Let $f(x) = e^{-a x^2 + b x}$.
Using the Poisson summation formula (the sums and integrals run over all integers/reals):
$$\sum \limits_{n} f(n)= \sum \limits_{n} \hat{f}(n) = \sum \limits_{n} \int f(t) e^{-2\pi i n t} dt \\
= \sum \limits_{n} \int e^{-a \left( t-\frac{b-2\pi in}{2a} \right)^2}e^{\frac{(b-2\pi in)^2}{4a}} dt\\
$$ (completing the square)
$$
=\sum \limits_{n} e^{\frac{(b-2\pi in)^2}{4a}} \int e^{-a \left( t-\frac{b-2\pi in}{2a} \right)^2} dt \\
= \sqrt{\frac{\pi}{a}}\sum \limits_{n} e^{\frac{(b-2\pi in)^2}{4a}}
$$
Here I used the general Gaussian integral, a nontrivial result from complex analysis.

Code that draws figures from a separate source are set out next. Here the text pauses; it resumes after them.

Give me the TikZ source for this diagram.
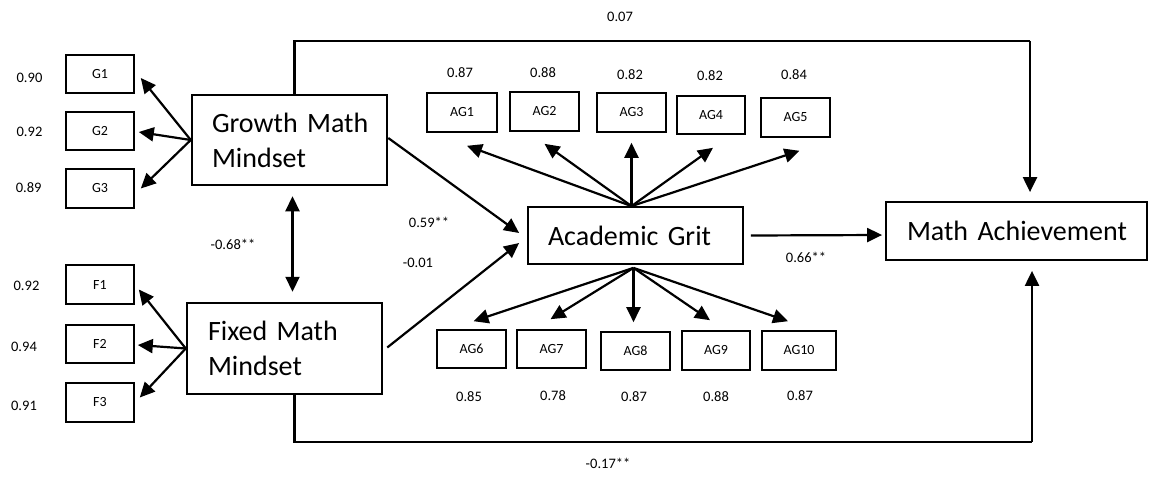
\documentclass[tikz,border=0pt]{standalone}
\usepackage{fontspec}
\setmainfont{Carlito}
\usetikzlibrary{arrows.meta,calc}
\begin{document}
\begin{tikzpicture}[x=1pt,y=-1pt,
  small/.style={draw, line width=1.6pt, inner sep=0pt, font=\fontsize{14}{16}\selectfont},
  big/.style={draw, inner ysep=0pt, align=left, font=\fontsize{28}{35}\selectfont},
  lab/.style={font=\fontsize{14.5}{17}\selectfont, inner sep=0pt},
  arr/.style={line width=2.2pt, -{Triangle[length=15pt,width=14pt]}},
  darr/.style={line width=2.2pt, {Triangle[length=15pt,width=14pt]}-{Triangle[length=15pt,width=14pt]}},
  conn/.style={line width=2.2pt}]
\useasboundingbox (0,0) rectangle (1150,484);

% indicator boxes
\node[small, minimum width=68pt, minimum height=38pt] (G1) at (100,74) {G1};
\node[small, minimum width=68pt, minimum height=38pt] (G2) at (100,131) {G2};
\node[small, minimum width=68pt, minimum height=39pt] (G3) at (100,188.5) {G3};
\node[small, minimum width=68pt, minimum height=39pt] (F1) at (100,284.5) {F1};
\node[small, minimum width=68pt, minimum height=38pt] (F2) at (100,344) {F2};
\node[small, minimum width=68pt, minimum height=39pt] (F3) at (100,402.5) {F3};

\node[small, minimum width=70pt, minimum height=39pt] (AG1) at (462,112.5) {AG1};
\node[small, minimum width=69pt, minimum height=39pt] (AG2) at (544.5,111.5) {AG2};
\node[small, minimum width=69pt, minimum height=39pt] (AG3) at (631.5,112.5) {AG3};
\node[small, minimum width=68pt, minimum height=38pt] (AG4) at (711,115) {AG4};
\node[small, minimum width=69pt, minimum height=39pt] (AG5) at (795.5,117.5) {AG5};

\node[small, minimum width=69pt, minimum height=38pt] (AG6) at (471.5,349) {AG6};
\node[small, minimum width=69pt, minimum height=38pt] (AG7) at (551.5,349) {AG7};
\node[small, minimum width=69pt, minimum height=38pt] (AG8) at (635.5,351) {AG8};
\node[small, minimum width=68pt, minimum height=39pt] (AG9) at (716,350.5) {AG9};
\node[small, minimum width=74pt, minimum height=39pt] (AG10) at (799,350.5) {AG10};

% latent boxes
\node[big, line width=2.5pt, minimum height=90pt, inner xsep=20pt, text width=155pt] (growth) at (289.5,140) {\mbox{Growth Math}\\Mindset};
\node[big, line width=2.5pt, minimum height=91pt, inner xsep=21pt, text width=153pt] (fixed) at (284.5,348.5) {\mbox{Fixed Math}\\Mindset};
\node[big, line width=1.8pt, minimum height=57pt, inner xsep=20pt, text width=175pt] (AG) at (635.5,235.5) {\mbox{Academic Grit}};
\node[big, line width=1.8pt, minimum height=58pt, inner xsep=21pt, text width=219pt] (MA) at (1016.5,231) {\mbox{Math Achievement}};

% loadings
\draw[arr] (growth.west) -- ($(G1.east)+(6,4)$);
\draw[arr] (growth.west) -- ($(G2.east)+(4,1)$);
\draw[arr] (growth.west) -- ($(G3.east)+(6,0)$);
\draw[arr] (fixed.west) -- ($(F1.east)+(4,5)$);
\draw[arr] (fixed.west) -- ($(F2.east)+(3,1)$);
\draw[arr] (fixed.west) -- ($(F3.east)+(5,-5)$);

\draw[arr] ($(AG.north)+(-4,0)$) -- ($(AG1.south)+(5,13)$);
\draw[arr] ($(AG.north)+(-4,0)$) -- ($(AG2.south)+(0,12)$);
\draw[arr] ($(AG.north)+(-4,0)$) -- ($(AG3.south)+(0,10)$);
\draw[arr] ($(AG.north)+(-4,0)$) -- ($(AG4.south)+(2,13)$);
\draw[arr] ($(AG.north)+(-4,0)$) -- ($(AG5.south)+(4,13)$);

\draw[arr] ($(AG.south)+(-2,3)$) -- ($(AG6.north)+(2,-8)$);
\draw[arr] ($(AG.south)+(-2,3)$) -- ($(AG7.north)+(-1,-10)$);
\draw[arr] ($(AG.south)+(-2,3)$) -- ($(AG8.north)+(-2,-9)$);
\draw[arr] ($(AG.south)+(-2,3)$) -- ($(AG9.north)+(-6,-10)$);
\draw[arr] ($(AG.south)+(-2,3)$) -- ($(AG10.north)+(-11,-9)$);

% structural paths
\draw[arr] ($(growth.east)+(0,-2)$) -- ($(AG.west)+(-8,-2.5)$);
\draw[arr] ($(fixed.east)+(4,-1)$) -- ($(AG.west)+(-8,7.5)$);
\draw[arr] ($(AG.east)+(7,0)$) -- ($(MA.west)+(-3,4)$);
\draw[darr] ($(growth.south)+(3,10)$) -- ($(fixed.north)+(8,-10)$);

\coordinate (tr) at (1030,41);
\coordinate (br) at (1032,442);
\draw[conn, line join=miter] ($(growth.north)+(5,0)$) |- (tr);
\draw[arr] (tr) -- ($(MA.north)+(13.5,-9)$);
\draw[conn, line join=miter] ($(fixed.south)+(10,0)$) |- (br);
\draw[arr] (br) -- ($(MA.south)+(15.5,10)$);

% labels
\node[lab] (l1) at (29.5,78) {0.90};
\node[lab] (l2) at (29.5,132) {0.92};
\node[lab] (l3) at (28.7,188) {0.89};
\node[lab] (l4) at (26.5,286) {0.92};
\node[lab] (l5) at (24,347) {0.94};
\node[lab] (l6) at (24,406) {0.91};

\node[lab] (l7) at (460,73) {0.87};
\node[lab] (l8) at (543,73) {0.88};
\node[lab] (l9) at (630,75) {0.82};
\node[lab] (l10) at (710,76) {0.82};
\node[lab] (l11) at (794,75) {0.84};

\node[lab] (l12) at (469,397) {0.85};
\node[lab] (l13) at (553,396) {0.78};
\node[lab] (l14) at (634,397) {0.87};
\node[lab] (l15) at (716,397) {0.88};
\node[lab] (l16) at (800,396) {0.87};

\node[lab] (l17) at (620,17) {0.07};
\node[lab] (l18) at (608,463) {-0.17**};
\node[lab] (l19) at (233,244) {-0.68**};
\node[lab] (l20) at (429,222) {0.59**};
\node[lab] (l21) at (418,263) {-0.01};
\node[lab] (l22) at (806,257) {0.66**};
\end{tikzpicture}
\end{document}
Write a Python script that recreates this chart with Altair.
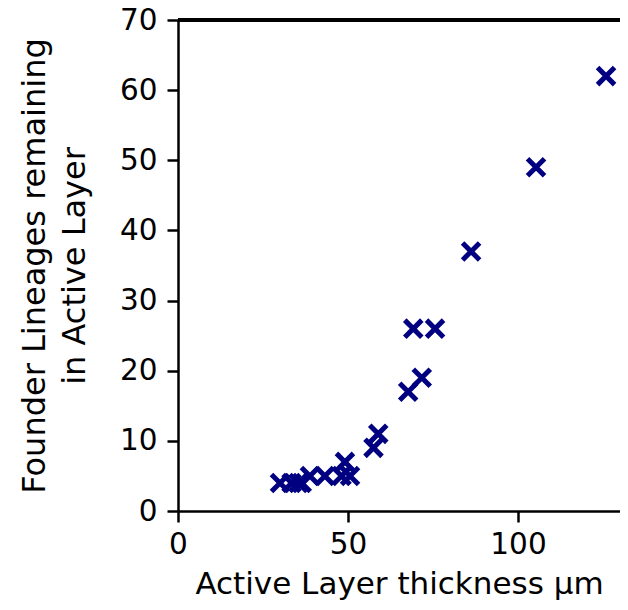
import altair as alt
import pandas as pd

thickness = [30.0, 33.4, 35.4, 36.4, 38.8, 43.2, 48.1, 50.6, 49.1, 57.5, 58.9,
             67.7, 71.7, 69.2, 75.6, 86.2, 105.3, 125.9]
lineages = [4, 4, 4, 4, 5, 5, 5, 5, 7, 9, 11, 17, 19, 26, 26, 37, 49, 62]

x_ticks = [0, 50, 100]
y_ticks = [0, 10, 20, 30, 40, 50, 60, 70]

df = pd.DataFrame({"thickness": thickness, "lineages": lineages})

W, H = 442, 491
FONT = "DejaVu Sans"

points = alt.Chart(df).mark_point(
    shape="M-1,-1L1,1M-1,1L1,-1",
    filled=False,
    color="#000080",
    strokeWidth=5,
    size=290,
    opacity=1,
).encode(
    x=alt.X("thickness:Q",
            scale=alt.Scale(domain=[0, 130], nice=False, zero=False),
            axis=alt.Axis(values=x_ticks, title="Active Layer thickness μm",
                          grid=False, labelPadding=8, titlePadding=11)),
    y=alt.Y("lineages:Q",
            scale=alt.Scale(domain=[0, 70], nice=False),
            axis=alt.Axis(values=y_ticks,
                          title=["Founder Lineages remaining", "in Active Layer"],
                          titleFontSize=32,
                          grid=False, labelPadding=10, titlePadding=28)),
)

top_rule = alt.Chart(df).mark_rule(color="black", strokeWidth=3).encode(
    x=alt.value(0), x2=alt.value(W), y=alt.value(0)
)

chart = alt.layer(top_rule, points).properties(
    width=W, height=H,
    autosize=alt.AutoSizeParams(type="none"),
    padding={"left": 170, "top": 12, "right": 0, "bottom": 91},
).configure_view(stroke=None).configure_axis(
    labelFont=FONT, titleFont=FONT, labelFontSize=29.5, titleFontSize=31,
    titleFontWeight="normal", labelColor="black", titleColor="black",
    domainColor="black", tickColor="black", domainWidth=2.5, tickWidth=2.5,
    tickSize=11, labelFlush=False, titleLineHeight=40,
)

chart.save("out.html", embed_options={"renderer": "svg", "actions": False})
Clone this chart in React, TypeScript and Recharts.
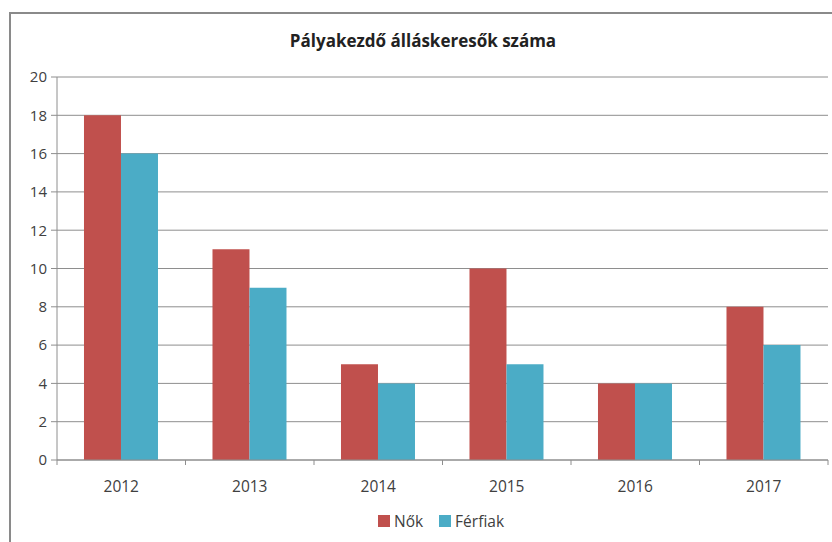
import React from 'react';
import { BarChart, Bar, XAxis, YAxis, CartesianGrid } from 'recharts';

const years = ['2012', '2013', '2014', '2015', '2016', '2017'];
const nok = [18, 11, 5, 10, 4, 8];
const ferfiak = [16, 9, 4, 5, 4, 6];
const yTicks = [0, 2, 4, 6, 8, 10, 12, 14, 16, 18, 20];

const RED = '#C0504D';
const BLUE = '#4BACC6';
const GRID = '#8e8e8e';
const TEXT = '#404040';
const FONT = '"Open Sans", "Noto Sans", sans-serif';

const data = years.map((year, i) => ({ year, nok: nok[i], ferfiak: ferfiak[i] }));

const HALF_BAND = (828 - 57) / 6 / 2;

const YearTick = (props: any) => {
  const { x, y, payload, index } = props;
  return (
    <g>
      <line x1={x - HALF_BAND} x2={x - HALF_BAND} y1={y} y2={y + 5} stroke={GRID} />
      {index === years.length - 1 && (
        <line x1={x + HALF_BAND} x2={x + HALF_BAND} y1={y} y2={y + 5} stroke={GRID} />
      )}
      <text x={x} y={y + 32} textAnchor="middle" fill={TEXT} fontSize={15.5} fontFamily={FONT}>
        {payload.value}
      </text>
    </g>
  );
};

export default function App() {
  return (
    <div style={{ position: 'fixed', left: 0, top: 0, width: 832, height: 542, background: '#fff', overflow: 'hidden' }}>
      <div
        style={{
          position: 'absolute',
          left: 9,
          top: 12,
          width: 840,
          height: 560,
          borderLeft: '2px solid #8a8a8a',
          borderTop: '2px solid #8a8a8a',
        }}
      />
      <div
        style={{
          position: 'absolute',
          left: 10,
          width: 826,
          top: 29,
          textAlign: 'center',
          fontFamily: FONT,
          fontWeight: 'bold',
          fontSize: 17,
          color: '#222',
        }}
      >
        Pályakezdő álláskeresők száma
      </div>
      <div style={{ position: 'absolute', left: 0, top: 0 }}>
        <BarChart
          width={832}
          height={542}
          data={data}
          margin={{ top: 77, right: 4, left: 10, bottom: 52 }}
          barCategoryGap="21%"
          barGap={0}
        >
          <CartesianGrid vertical={false} stroke={GRID} strokeWidth={1} />
          <XAxis
            dataKey="year"
            height={30}
            axisLine={{ stroke: GRID }}
            tickLine={false}
            tickSize={0}
            tickMargin={0}
            tick={<YearTick />}
            interval={0}
          />
          <YAxis
            width={47}
            domain={[0, 20]}
            ticks={yTicks}
            interval={0}
            axisLine={{ stroke: GRID }}
            tickLine={{ stroke: GRID }}
            tickSize={6}
            tickMargin={4}
            tick={{ fill: TEXT, fontSize: 15, fontFamily: FONT }}
          />
          <Bar dataKey="nok" name="Nők" fill={RED} isAnimationActive={false} />
          <Bar dataKey="ferfiak" name="Férfiak" fill={BLUE} isAnimationActive={false} />
        </BarChart>
      </div>
      <div
        style={{
          position: 'absolute',
          left: 0,
          width: 882,
          top: 510,
          display: 'flex',
          justifyContent: 'center',
          gap: 16,
          fontFamily: FONT,
          fontSize: 15.5,
          color: TEXT,
        }}
      >
        <div style={{ display: 'flex', alignItems: 'center', gap: 4 }}>
          <div style={{ width: 12, height: 12, background: RED }} />
          <span>Nők</span>
        </div>
        <div style={{ display: 'flex', alignItems: 'center', gap: 4 }}>
          <div style={{ width: 12, height: 12, background: BLUE }} />
          <span>Férfiak</span>
        </div>
      </div>
    </div>
  );
}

A relevant question is this one.
So we obtain
$$
\sum \limits_{n} f(n) =
\sqrt{\frac{\pi}{a}} e^{\frac{b^2}{4a}} \sum \limits_{n} e^{\frac{-\pi^2 n^2}{a}} e^{\frac{-i \pi n b}{a}} = \sqrt{\frac{\pi}{a}} e^{\frac{b^2}{4a}} \vartheta_3 \left(-\frac{\pi b}{2a},e^{-\pi^2/a}\right) $$
as desired.
The last line follows by comparing our expression with Mathematica's definition
$ \vartheta_3(u,q) = \sum \limits_{n} q^{n^2} e^{2 i n u}.$ This seems to differ somewhat from your answer, but that is probably a difference in definitions.